*WHAT YOU WILL DO*:
Copy out, with no alterations, the lines below running from the one containing "Write a Python" to the one containing "0.475, 0.48, 0.485]", inclusive at each end; pictures are omitted.

*DATA EXCERPTS*:

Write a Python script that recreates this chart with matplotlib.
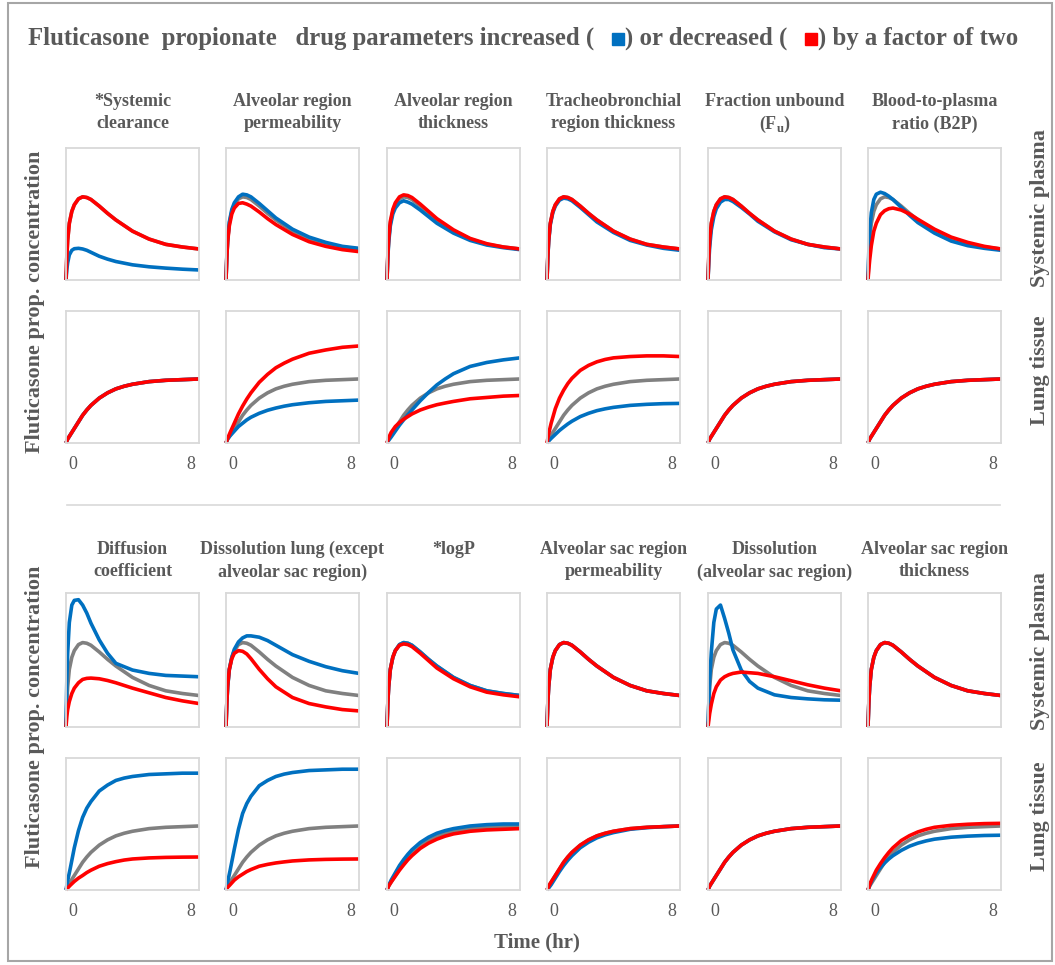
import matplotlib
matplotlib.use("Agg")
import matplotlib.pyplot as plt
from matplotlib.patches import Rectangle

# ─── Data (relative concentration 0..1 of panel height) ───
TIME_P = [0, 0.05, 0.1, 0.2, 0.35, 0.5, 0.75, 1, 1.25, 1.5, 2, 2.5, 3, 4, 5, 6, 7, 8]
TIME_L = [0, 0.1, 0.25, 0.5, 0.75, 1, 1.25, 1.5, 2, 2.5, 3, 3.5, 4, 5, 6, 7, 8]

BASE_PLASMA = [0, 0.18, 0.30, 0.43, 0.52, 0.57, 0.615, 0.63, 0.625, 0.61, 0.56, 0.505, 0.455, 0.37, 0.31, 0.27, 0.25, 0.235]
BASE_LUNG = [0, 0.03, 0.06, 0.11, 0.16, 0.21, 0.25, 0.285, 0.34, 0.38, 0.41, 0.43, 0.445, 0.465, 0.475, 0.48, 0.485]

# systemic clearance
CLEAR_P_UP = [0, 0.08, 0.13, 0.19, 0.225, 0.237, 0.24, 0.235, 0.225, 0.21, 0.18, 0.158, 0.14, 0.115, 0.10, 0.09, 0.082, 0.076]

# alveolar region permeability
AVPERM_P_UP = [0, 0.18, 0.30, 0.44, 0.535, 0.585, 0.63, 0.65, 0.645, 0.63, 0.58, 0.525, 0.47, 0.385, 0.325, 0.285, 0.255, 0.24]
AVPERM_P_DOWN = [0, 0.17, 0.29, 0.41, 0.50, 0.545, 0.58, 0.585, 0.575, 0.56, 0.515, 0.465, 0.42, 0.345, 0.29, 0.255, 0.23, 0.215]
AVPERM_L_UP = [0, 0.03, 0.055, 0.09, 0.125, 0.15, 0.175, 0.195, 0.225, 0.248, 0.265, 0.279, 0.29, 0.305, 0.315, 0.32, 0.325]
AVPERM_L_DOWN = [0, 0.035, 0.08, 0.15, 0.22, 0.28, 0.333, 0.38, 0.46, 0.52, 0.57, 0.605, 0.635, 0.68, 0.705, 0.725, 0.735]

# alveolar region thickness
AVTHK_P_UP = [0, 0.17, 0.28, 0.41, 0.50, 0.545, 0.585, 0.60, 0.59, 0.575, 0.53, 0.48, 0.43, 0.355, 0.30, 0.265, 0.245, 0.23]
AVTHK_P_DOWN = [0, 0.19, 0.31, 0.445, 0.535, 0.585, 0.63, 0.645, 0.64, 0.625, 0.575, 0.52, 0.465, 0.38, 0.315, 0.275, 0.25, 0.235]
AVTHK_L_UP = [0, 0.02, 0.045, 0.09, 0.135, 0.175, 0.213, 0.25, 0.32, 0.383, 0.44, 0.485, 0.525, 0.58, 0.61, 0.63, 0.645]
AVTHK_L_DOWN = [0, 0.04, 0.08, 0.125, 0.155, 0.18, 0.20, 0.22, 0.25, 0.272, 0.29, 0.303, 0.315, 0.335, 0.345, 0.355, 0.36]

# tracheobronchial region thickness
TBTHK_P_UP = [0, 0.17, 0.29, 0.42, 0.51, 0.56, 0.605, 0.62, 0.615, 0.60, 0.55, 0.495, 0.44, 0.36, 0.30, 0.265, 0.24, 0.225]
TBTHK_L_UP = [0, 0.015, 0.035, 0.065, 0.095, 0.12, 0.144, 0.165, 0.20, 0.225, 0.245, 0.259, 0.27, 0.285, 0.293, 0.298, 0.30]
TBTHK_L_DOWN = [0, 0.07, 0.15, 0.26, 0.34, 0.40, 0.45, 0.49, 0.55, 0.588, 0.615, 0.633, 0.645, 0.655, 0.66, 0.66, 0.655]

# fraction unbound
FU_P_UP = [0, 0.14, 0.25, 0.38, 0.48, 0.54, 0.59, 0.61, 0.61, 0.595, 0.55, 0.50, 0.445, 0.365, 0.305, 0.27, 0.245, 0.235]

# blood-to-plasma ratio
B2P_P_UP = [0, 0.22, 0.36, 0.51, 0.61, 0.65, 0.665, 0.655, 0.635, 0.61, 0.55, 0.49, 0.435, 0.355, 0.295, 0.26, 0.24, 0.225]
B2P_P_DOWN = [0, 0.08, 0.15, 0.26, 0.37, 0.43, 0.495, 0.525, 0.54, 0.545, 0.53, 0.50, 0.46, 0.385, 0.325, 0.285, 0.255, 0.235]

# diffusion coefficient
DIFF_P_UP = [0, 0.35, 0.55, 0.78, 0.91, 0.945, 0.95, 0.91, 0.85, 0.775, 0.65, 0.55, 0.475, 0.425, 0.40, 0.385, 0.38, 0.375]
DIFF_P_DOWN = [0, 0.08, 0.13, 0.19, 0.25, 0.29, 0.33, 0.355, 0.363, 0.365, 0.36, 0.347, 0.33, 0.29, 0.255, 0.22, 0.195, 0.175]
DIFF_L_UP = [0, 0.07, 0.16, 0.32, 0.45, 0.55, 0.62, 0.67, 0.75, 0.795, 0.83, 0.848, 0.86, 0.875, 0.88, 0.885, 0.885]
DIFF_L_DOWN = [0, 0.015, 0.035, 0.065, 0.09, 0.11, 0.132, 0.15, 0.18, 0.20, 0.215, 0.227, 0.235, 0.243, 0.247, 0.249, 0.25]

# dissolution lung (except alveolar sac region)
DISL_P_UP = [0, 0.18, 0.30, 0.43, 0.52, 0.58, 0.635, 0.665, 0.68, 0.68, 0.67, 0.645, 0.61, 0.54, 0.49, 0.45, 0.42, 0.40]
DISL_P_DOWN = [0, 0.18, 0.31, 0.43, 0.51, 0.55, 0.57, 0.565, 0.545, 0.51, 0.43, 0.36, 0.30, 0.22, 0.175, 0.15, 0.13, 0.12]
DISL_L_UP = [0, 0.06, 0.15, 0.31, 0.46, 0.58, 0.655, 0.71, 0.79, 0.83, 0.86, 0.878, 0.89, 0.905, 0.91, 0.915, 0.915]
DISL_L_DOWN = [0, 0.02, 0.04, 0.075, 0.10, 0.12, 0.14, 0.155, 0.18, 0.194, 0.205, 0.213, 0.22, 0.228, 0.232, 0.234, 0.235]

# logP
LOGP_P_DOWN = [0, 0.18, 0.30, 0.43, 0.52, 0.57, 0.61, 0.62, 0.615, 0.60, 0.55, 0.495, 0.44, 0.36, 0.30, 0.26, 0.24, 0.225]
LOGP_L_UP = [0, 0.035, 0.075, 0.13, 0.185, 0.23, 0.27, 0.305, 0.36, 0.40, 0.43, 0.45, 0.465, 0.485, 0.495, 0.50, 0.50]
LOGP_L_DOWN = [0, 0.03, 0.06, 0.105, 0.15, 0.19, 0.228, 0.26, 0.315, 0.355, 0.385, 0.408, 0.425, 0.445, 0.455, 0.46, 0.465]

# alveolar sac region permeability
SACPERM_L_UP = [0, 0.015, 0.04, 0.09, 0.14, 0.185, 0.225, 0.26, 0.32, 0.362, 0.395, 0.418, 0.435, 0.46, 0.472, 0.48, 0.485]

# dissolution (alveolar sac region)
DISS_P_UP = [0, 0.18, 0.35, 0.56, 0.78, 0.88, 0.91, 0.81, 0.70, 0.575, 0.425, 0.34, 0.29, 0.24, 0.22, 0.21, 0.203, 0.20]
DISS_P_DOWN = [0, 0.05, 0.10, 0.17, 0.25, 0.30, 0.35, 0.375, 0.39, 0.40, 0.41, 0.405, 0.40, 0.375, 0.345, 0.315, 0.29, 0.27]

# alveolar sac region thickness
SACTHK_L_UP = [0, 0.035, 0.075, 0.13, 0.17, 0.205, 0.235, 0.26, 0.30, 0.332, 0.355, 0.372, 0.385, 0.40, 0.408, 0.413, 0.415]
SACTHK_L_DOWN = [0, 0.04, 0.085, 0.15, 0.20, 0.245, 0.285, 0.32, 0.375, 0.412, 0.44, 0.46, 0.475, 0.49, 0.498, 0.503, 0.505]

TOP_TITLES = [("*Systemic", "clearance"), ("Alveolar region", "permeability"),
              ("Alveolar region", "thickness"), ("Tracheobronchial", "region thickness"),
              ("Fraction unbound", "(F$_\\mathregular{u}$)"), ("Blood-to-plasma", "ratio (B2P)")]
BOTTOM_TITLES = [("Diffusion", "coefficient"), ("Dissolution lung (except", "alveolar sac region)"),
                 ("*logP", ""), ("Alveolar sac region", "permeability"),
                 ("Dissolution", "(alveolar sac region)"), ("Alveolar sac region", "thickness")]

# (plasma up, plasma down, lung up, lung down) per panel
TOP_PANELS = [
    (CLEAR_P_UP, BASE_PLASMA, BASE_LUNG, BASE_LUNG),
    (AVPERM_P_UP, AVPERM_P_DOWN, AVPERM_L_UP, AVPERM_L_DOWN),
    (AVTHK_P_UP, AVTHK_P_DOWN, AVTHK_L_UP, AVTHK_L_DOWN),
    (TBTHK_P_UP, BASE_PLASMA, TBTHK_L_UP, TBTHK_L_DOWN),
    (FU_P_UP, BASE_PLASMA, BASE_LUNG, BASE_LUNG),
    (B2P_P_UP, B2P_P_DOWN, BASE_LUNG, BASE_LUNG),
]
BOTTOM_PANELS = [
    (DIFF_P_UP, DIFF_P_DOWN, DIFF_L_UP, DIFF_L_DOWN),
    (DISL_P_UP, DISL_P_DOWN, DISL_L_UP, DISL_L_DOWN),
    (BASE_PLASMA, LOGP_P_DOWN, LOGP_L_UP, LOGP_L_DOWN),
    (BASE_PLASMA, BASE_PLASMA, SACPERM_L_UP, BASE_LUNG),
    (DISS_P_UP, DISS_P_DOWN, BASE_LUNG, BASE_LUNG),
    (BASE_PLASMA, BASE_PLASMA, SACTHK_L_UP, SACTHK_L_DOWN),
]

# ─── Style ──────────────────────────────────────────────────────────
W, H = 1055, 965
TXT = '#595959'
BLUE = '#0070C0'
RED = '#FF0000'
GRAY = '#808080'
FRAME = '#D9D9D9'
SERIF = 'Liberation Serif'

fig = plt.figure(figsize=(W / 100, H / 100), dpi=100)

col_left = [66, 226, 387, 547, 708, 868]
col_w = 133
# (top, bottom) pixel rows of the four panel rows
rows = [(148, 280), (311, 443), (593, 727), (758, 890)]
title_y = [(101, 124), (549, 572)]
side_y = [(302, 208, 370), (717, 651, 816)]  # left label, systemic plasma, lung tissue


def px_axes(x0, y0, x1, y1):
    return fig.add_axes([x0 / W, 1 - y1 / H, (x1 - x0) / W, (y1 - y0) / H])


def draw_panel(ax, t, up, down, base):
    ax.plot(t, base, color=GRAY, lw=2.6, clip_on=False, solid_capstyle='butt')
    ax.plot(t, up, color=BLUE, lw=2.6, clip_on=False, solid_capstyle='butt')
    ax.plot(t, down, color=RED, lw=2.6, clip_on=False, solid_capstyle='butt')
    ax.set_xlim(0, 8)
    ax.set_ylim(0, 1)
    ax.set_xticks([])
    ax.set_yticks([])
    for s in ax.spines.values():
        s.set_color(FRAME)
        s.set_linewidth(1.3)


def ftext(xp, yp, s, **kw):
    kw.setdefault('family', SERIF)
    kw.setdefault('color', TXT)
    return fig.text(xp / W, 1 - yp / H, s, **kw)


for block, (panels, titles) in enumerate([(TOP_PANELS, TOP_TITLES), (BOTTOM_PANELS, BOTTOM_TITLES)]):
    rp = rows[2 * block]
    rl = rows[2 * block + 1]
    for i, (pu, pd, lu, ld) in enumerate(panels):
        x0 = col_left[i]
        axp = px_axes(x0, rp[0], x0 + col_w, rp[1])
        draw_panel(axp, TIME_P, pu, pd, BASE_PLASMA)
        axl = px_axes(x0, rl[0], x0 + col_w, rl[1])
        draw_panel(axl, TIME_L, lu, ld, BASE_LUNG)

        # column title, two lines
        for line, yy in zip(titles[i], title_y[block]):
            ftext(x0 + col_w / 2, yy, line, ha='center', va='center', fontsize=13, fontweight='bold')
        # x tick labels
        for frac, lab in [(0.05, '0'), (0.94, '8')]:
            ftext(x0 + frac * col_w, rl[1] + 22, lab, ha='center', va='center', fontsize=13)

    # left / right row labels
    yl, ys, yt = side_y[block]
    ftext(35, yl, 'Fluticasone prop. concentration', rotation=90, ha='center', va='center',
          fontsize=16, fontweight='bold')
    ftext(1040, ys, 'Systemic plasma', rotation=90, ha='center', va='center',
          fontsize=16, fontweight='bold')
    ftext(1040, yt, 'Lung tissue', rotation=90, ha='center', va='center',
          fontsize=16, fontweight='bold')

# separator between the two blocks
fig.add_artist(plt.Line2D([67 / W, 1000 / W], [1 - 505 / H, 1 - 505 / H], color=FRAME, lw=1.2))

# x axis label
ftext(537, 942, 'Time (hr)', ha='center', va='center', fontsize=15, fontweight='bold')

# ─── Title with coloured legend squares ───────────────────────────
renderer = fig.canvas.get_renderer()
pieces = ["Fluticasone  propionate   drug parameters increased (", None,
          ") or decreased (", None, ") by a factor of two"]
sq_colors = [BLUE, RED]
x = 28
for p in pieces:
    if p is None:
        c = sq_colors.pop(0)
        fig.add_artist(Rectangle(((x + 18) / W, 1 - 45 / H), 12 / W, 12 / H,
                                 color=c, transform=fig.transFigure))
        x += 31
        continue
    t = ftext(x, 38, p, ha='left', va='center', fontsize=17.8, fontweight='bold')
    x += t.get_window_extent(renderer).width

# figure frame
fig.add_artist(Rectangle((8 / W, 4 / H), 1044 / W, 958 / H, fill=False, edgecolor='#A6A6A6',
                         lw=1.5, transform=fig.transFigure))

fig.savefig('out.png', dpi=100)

* * *

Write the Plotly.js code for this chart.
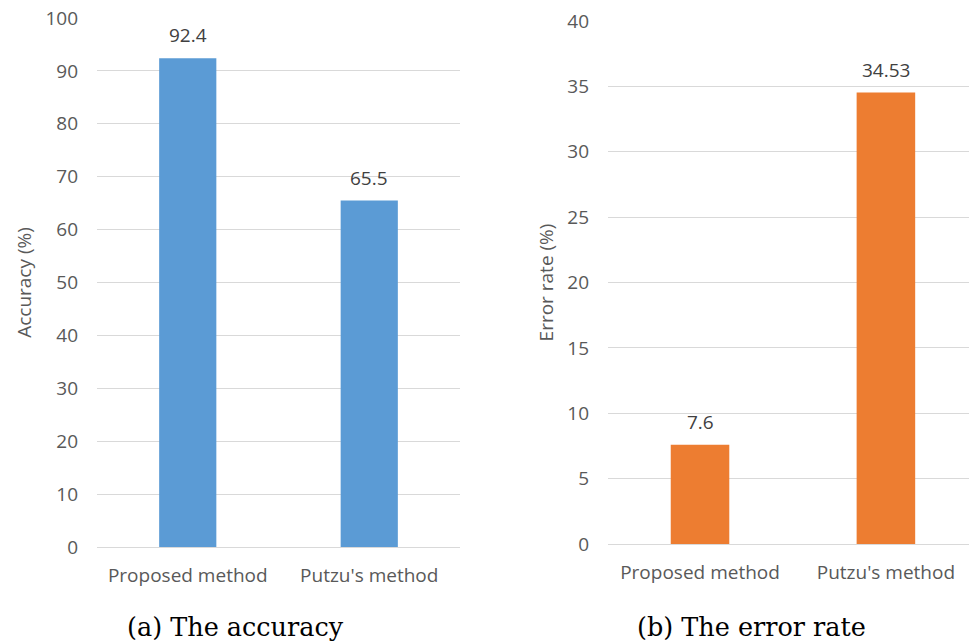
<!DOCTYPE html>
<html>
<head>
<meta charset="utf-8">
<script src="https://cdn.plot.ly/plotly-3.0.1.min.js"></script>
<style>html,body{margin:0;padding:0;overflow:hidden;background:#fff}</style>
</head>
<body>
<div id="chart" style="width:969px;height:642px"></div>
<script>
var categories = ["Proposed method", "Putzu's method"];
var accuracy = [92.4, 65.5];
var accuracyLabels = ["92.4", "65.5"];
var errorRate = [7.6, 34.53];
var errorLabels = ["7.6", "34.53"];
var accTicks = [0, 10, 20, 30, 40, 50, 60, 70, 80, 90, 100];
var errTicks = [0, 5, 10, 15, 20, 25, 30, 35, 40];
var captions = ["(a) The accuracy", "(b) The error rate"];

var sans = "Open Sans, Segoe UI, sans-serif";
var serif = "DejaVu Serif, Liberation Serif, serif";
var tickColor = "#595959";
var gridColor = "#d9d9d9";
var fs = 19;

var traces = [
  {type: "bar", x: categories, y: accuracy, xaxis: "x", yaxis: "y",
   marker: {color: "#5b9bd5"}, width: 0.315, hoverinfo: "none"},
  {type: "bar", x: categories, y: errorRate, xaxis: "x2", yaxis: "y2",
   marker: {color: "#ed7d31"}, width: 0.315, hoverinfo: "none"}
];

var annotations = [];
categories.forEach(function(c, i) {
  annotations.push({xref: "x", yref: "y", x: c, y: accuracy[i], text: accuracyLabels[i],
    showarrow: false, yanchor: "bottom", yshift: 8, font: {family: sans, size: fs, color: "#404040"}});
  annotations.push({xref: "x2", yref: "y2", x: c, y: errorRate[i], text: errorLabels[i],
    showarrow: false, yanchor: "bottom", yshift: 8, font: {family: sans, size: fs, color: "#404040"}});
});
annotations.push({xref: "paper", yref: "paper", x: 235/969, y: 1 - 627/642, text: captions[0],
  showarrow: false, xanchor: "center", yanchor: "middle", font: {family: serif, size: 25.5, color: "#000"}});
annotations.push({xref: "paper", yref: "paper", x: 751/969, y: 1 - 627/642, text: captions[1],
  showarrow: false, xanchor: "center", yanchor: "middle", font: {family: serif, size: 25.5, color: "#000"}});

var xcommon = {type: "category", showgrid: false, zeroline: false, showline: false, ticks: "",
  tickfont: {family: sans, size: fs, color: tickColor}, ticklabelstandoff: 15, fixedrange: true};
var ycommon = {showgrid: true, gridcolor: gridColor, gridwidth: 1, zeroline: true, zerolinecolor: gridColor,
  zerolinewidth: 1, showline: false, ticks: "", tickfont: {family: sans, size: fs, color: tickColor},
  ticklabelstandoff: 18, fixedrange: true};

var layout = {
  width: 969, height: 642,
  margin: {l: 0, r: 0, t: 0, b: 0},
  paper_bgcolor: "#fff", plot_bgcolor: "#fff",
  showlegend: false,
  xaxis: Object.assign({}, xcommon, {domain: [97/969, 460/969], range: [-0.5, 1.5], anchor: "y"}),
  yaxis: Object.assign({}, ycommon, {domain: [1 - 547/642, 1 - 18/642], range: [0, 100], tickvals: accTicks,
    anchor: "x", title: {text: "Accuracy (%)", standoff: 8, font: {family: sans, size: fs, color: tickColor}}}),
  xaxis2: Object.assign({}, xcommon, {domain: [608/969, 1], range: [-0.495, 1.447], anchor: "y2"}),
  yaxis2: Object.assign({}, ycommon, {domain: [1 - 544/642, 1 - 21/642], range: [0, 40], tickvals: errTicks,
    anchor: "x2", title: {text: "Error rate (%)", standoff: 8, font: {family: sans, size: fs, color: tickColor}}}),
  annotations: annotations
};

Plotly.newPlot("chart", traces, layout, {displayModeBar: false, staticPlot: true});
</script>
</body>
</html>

*THE COMPLETED TASK*:
Write a Python script that recreates this chart with matplotlib.
import matplotlib
matplotlib.use("Agg")
import matplotlib.pyplot as plt
from matplotlib.patches import Rectangle

# ─── Data (relative concentration 0..1 of panel height) ───
TIME_P = [0, 0.05, 0.1, 0.2, 0.35, 0.5, 0.75, 1, 1.25, 1.5, 2, 2.5, 3, 4, 5, 6, 7, 8]
TIME_L = [0, 0.1, 0.25, 0.5, 0.75, 1, 1.25, 1.5, 2, 2.5, 3, 3.5, 4, 5, 6, 7, 8]

BASE_PLASMA = [0, 0.18, 0.30, 0.43, 0.52, 0.57, 0.615, 0.63, 0.625, 0.61, 0.56, 0.505, 0.455, 0.37, 0.31, 0.27, 0.25, 0.235]
BASE_LUNG = [0, 0.03, 0.06, 0.11, 0.16, 0.21, 0.25, 0.285, 0.34, 0.38, 0.41, 0.43, 0.445, 0.465, 0.475, 0.48, 0.485]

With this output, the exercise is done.